WRITTEN TASK – Count the lines below that contain the word "this", and reply with that number alone.

EXCERPTED RECORDS –
──────────────────────────────
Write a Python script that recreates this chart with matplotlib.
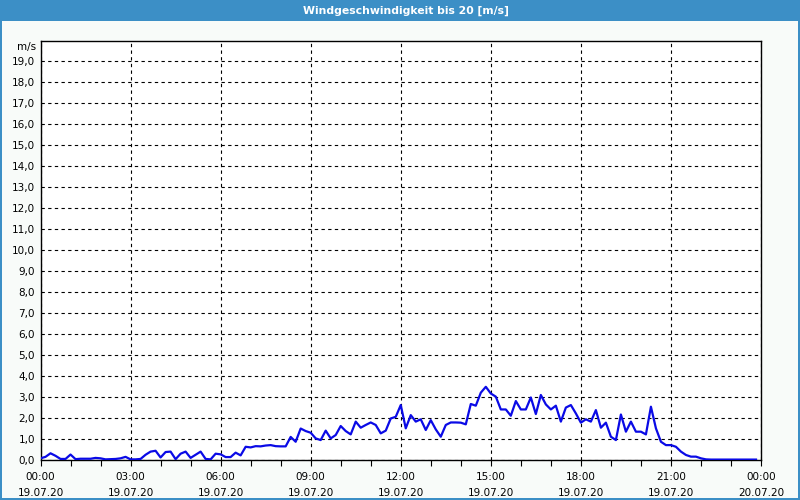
import matplotlib
matplotlib.use("Agg")
import matplotlib.pyplot as plt
import matplotlib.dates as mdates
from matplotlib.patches import Rectangle
import pandas as pd

title = "Windgeschwindigkeit bis 20 [m/s]"
unit_label = "m/s"
start_time = "2020-07-19 00:00"
end_time = "2020-07-20 00:00"
step = "10min"

# wind speed, one value every 10 minutes (m/s)
wind_speed = [
    0.08, 0.15, 0.32, 0.20, 0.05, 0.05, 0.26, 0.04, 0.06, 0.06, 0.06, 0.10,
    0.08, 0.03, 0.04, 0.05, 0.08, 0.15, 0.03, 0.03, 0.05, 0.25, 0.40, 0.44,
    0.12, 0.38, 0.40, 0.04, 0.30, 0.40, 0.10, 0.25, 0.40, 0.05, 0.03, 0.30,
    0.27, 0.14, 0.14, 0.35, 0.22, 0.63, 0.60, 0.66, 0.65, 0.69, 0.71, 0.66,
    0.65, 0.65, 1.10, 0.87, 1.50, 1.38, 1.30, 1.03, 0.95, 1.40, 1.03, 1.19,
    1.62, 1.38, 1.22, 1.83, 1.54, 1.67, 1.79, 1.67, 1.27, 1.40, 1.98, 2.06,
    2.62, 1.51, 2.14, 1.83, 1.94, 1.43, 1.90, 1.46, 1.11, 1.67, 1.79, 1.79,
    1.78, 1.70, 2.67, 2.59, 3.21, 3.49, 3.17, 3.02, 2.41, 2.41, 2.11, 2.81,
    2.41, 2.41, 2.98, 2.19, 3.10, 2.65, 2.41, 2.59, 1.83, 2.50, 2.62, 2.22,
    1.78, 1.94, 1.83, 2.38, 1.54, 1.78, 1.11, 0.95, 2.17, 1.35, 1.83, 1.35,
    1.35, 1.22, 2.54, 1.51, 0.87, 0.71, 0.71, 0.63, 0.40, 0.24, 0.16, 0.16,
    0.08, 0.03, 0.02, 0.02, 0.02, 0.02, 0.02, 0.02, 0.02, 0.02, 0.02, 0.02,
]
y_ticks = list(range(0, 20))
y_tick_labels = [f"{v},0" for v in y_ticks]

blue = "#3c8fc6"
bg = "#f8fbf9"

fig = plt.figure(figsize=(8, 5), dpi=100, facecolor=bg)
W, H = 800, 500

# title bar and frame
fig.add_artist(Rectangle((0, 1 - 20.7 / H), 1, 20.7 / H, transform=fig.transFigure,
                         facecolor=blue, edgecolor="none", zorder=0))
fig.add_artist(Rectangle((0, 0), 2 / W, 1, transform=fig.transFigure,
                         facecolor=blue, edgecolor="none", zorder=0))
fig.add_artist(Rectangle((1 - 2 / W, 0), 2 / W, 1, transform=fig.transFigure,
                         facecolor=blue, edgecolor="none", zorder=0))
fig.add_artist(Rectangle((0, 0), 1, 2 / H, transform=fig.transFigure,
                         facecolor=blue, edgecolor="none", zorder=0))
fig.text(406 / W, 1 - 10.5 / H, title, color="white", fontsize=7.8,
         fontweight="bold", family="DejaVu Sans", ha="center", va="center")

ax = fig.add_axes([40.5 / W, 40 / H, 720.5 / W, 419.5 / H])
ax.set_facecolor("white")

times = pd.date_range(start_time, periods=len(wind_speed), freq=step)
ax.plot(times, wind_speed, color="#0a0ae6", lw=1.6, zorder=3)

ax.set_xlim(pd.Timestamp(start_time), pd.Timestamp(end_time))
ax.set_ylim(0, 20)

ax.xaxis.set_major_locator(mdates.HourLocator(byhour=range(0, 24, 3)))
ax.xaxis.set_minor_locator(mdates.HourLocator())
ax.xaxis.set_major_formatter(mdates.DateFormatter("%H:%M\n%d.%m.%y"))
ax.set_yticks(y_ticks)
ax.set_yticklabels(y_tick_labels)

ax.grid(True, which="major", color="black", linestyle=(0, (3, 3)), linewidth=0.8)
ax.tick_params(axis="y", length=0, pad=4, labelsize=7.5)
ax.tick_params(axis="x", which="both", direction="out", length=4, width=0.8,
               pad=5, labelsize=7.5)
for lab in ax.get_xticklabels():
    lab.set_linespacing(1.75)
for s in ax.spines.values():
    s.set_color("black")
    s.set_linewidth(1)

ax.text(-4 / 720.5, 19.7, unit_label, transform=ax.get_yaxis_transform(),
        ha="right", va="center", fontsize=7.5)

fig.savefig("out.png", dpi=100, facecolor=fig.get_facecolor())
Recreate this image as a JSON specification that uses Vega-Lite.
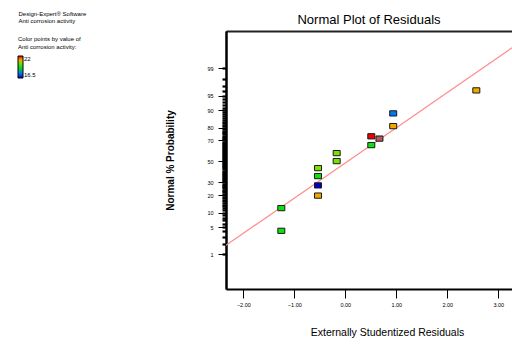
{
  "$schema": "https://vega.github.io/schema/vega-lite/v6.json",
  "width": 286,
  "height": 258,
  "autosize": "none",
  "padding": {"left": 226, "top": 31, "right": 0, "bottom": 60},
  "background": "white",
  "title": {
    "text": "Normal Plot of Residuals",
    "font": "Liberation Sans Narrow, Liberation Sans",
    "fontSize": 13,
    "fontWeight": "normal",
    "color": "black",
    "anchor": "middle",
    "offset": 6,
    "dy": 23
  },
  "config": {
    "view": {"stroke": null},
    "axis": {"grid": false, "labelFont": "Liberation Sans", "titleFont": "Liberation Sans", "domainColor": "black", "tickColor": "black", "labelColor": "black", "titleColor": "black"},
    "legend": {"labelFont": "Liberation Sans", "titleFont": "Liberation Sans"}
  },
  "datasets": {
    "residuals": [
      {"residual": -1.255, "normalScore": -1.735, "activity": 19.25, "highlighted": false},
      {"residual": -1.255, "normalScore": -1.1675, "activity": 19.25, "highlighted": false},
      {"residual": -0.535, "normalScore": -0.855, "activity": 21.0, "highlighted": false},
      {"residual": -0.535, "normalScore": -0.6, "activity": 16.5, "highlighted": false},
      {"residual": -0.535, "normalScore": -0.3675, "activity": 19.25, "highlighted": false},
      {"residual": -0.535, "normalScore": -0.1675, "activity": 20.2, "highlighted": false},
      {"residual": -0.169, "normalScore": 0.0075, "activity": 20.2, "highlighted": false},
      {"residual": -0.169, "normalScore": 0.2075, "activity": 20.2, "highlighted": false},
      {"residual": 0.51, "normalScore": 0.4075, "activity": 19.25, "highlighted": false},
      {"residual": 0.51, "normalScore": 0.6275, "activity": 22.0, "highlighted": false},
      {"residual": 0.67, "normalScore": 0.57, "activity": 22.0, "highlighted": true},
      {"residual": 0.94, "normalScore": 0.8825, "activity": 21.0, "highlighted": false},
      {"residual": 0.94, "normalScore": 1.2, "activity": 17.6, "highlighted": false},
      {"residual": 2.57, "normalScore": 1.775, "activity": 21.0, "highlighted": false}
    ],
    "refline": [
      {"residual": -2.34, "normalScore": -2.097},
      {"residual": 3.27, "normalScore": 2.84}
    ]
  },
  "resolve": {"axis": {"x": "independent", "y": "independent"}},
  "layer": [
    {
      "data": {"name": "refline"},
      "mark": {"type": "line", "color": "#ff8c8c", "strokeWidth": 1.2, "clip": true},
      "encoding": {
        "x": {
          "field": "residual", "type": "quantitative",
          "scale": {"domain": [-2.34, 3.27], "nice": false, "zero": false},
          "axis": {
            "orient": "top", "labels": false, "ticks": false, "domainWidth": 2, "domainColor": "#222",
            "title": ["Design-Expert® Software", "Anti corrosion activity"],
            "titleFontSize": 6, "titleFontWeight": "normal", "titleLineHeight": 7.5,
            "titleX": -208, "titleY": -21, "titleAlign": "left", "titleBaseline": "top", "titleAnchor": "start"
          }
        },
        "y": {
          "field": "normalScore", "type": "quantitative",
          "scale": {"domain": [-3.19, 3.26], "nice": false, "zero": false},
          "axis": {
            "orient": "left", "labels": false, "title": null, "tickSize": 4, "tickWidth": 2.2, "domainWidth": 2,
            "values": [-2.3263,-2.0537,-1.8808,-1.7507,-1.6449,-1.5548,-1.4758,-1.4051,-1.3408,-1.2816,-1.2265,-1.175,-1.1264,-1.0803,-1.0364,-0.9945,-0.9542,-0.9154,-0.8779,-0.8416,-0.8064,-0.7722,-0.7388,-0.7063,-0.6745,-0.6433,-0.6128,-0.5828,-0.5534,-0.5244,-0.4959,-0.4677,-0.4399,-0.4125,-0.3853,-0.3585,-0.3319,-0.3055,-0.2793,-0.2533,-0.2275,-0.2019,-0.1764,-0.151,-0.1257,-0.1004,-0.0753,-0.0502,-0.0251,0,0.0251,0.0502,0.0753,0.1004,0.1257,0.151,0.1764,0.2019,0.2275,0.2533,0.2793,0.3055,0.3319,0.3585,0.3853,0.4125,0.4399,0.4677,0.4959,0.5244,0.5534,0.5828,0.6128,0.6433,0.6745,0.7063,0.7388,0.7722,0.8064,0.8416,0.8779,0.9154,0.9542,0.9945,1.0364,1.0803,1.1264,1.175,1.2265,1.2816,1.3408,1.4051,1.4758,1.5548,1.6449,1.7507,1.8808,2.0537,2.3263]
          }
        }
      }
    },
    {
      "data": {"name": "residuals"},
      "mark": {"type": "point", "shape": "M-1.2,-0.9H1.2V0.9H-1.2Z", "size": 34, "filled": true, "stroke": "#1a1a1a", "strokeWidth": 1, "opacity": 1},
      "encoding": {
        "x": {
          "field": "residual", "type": "quantitative",
          "scale": {"domain": [-2.34, 3.27], "nice": false, "zero": false},
          "axis": {
            "orient": "bottom", "values": [-2, -1, 0, 1, 2, 3], "format": ".2f",
            "tickSize": 9, "tickWidth": 1, "labelFontSize": 5.5, "labelPadding": 4, "domainWidth": 2,
            "title": "Externally Studentized Residuals", "titleFontSize": 10.5, "titleFontWeight": "normal",
            "titleX": 161, "titleY": 43, "titleBaseline": "middle", "labelFlush": false
          }
        },
        "y": {
          "field": "normalScore", "type": "quantitative",
          "scale": {"domain": [-3.19, 3.26], "nice": false, "zero": false},
          "axis": {
            "orient": "left",
            "values": [-2.3263, -1.6449, -1.2816, -0.8416, -0.5244, 0, 0.5244, 0.8416, 1.2816, 1.6449, 2.3263],
            "labelExpr": "format(cumulativeNormal(datum.value) * 100, '.0f')",
            "tickSize": 8, "tickWidth": 1, "labelFontSize": 5.5, "labelPadding": 5, "domainWidth": 2,
            "title": "Normal % Probability", "titleFontSize": 10, "titleFontWeight": "bold",
            "titleX": -51, "titleY": 129, "titleAngle": -90, "titleBaseline": "bottom", "titleAlign": "center"
          }
        },
        "color": {
          "condition": {"test": "datum.highlighted", "value": "#b45a5a"},
          "field": "activity", "type": "quantitative",
          "scale": {
            "domain": [16.5, 17.6, 19.25, 20.2, 21.0, 22],
            "range": ["#0000cc", "#0078f0", "#10e010", "#80dd00", "#f0a800", "#ee0000"],
            "interpolate": "rgb"
          },
          "legend": {
            "orient": "none", "legendX": -208, "legendY": 5, "direction": "vertical",
            "title": ["Color points by value of", "Anti corrosion activity:"],
            "titleFontSize": 6, "titleFontWeight": "normal", "titleLineHeight": 8, "titleColor": "black", "titlePadding": 6,
            "gradientLength": 22, "gradientThickness": 5, "gradientStrokeColor": "black", "gradientStrokeWidth": 1,
            "values": [16.5, 22], "format": ".3~r", "labelFontSize": 6, "labelOffset": 1,
            "encode": {"labels": {"update": {"fill": {"signal": "datum.value > 20 ? '#ee0000' : '#0000ee'"}}}}
          }
        }
      }
    }
  ]
}
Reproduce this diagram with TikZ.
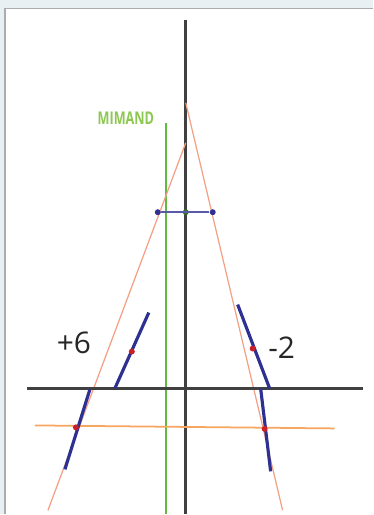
──────────────────────────────
SOLUTION TO THE PROBLEM – 3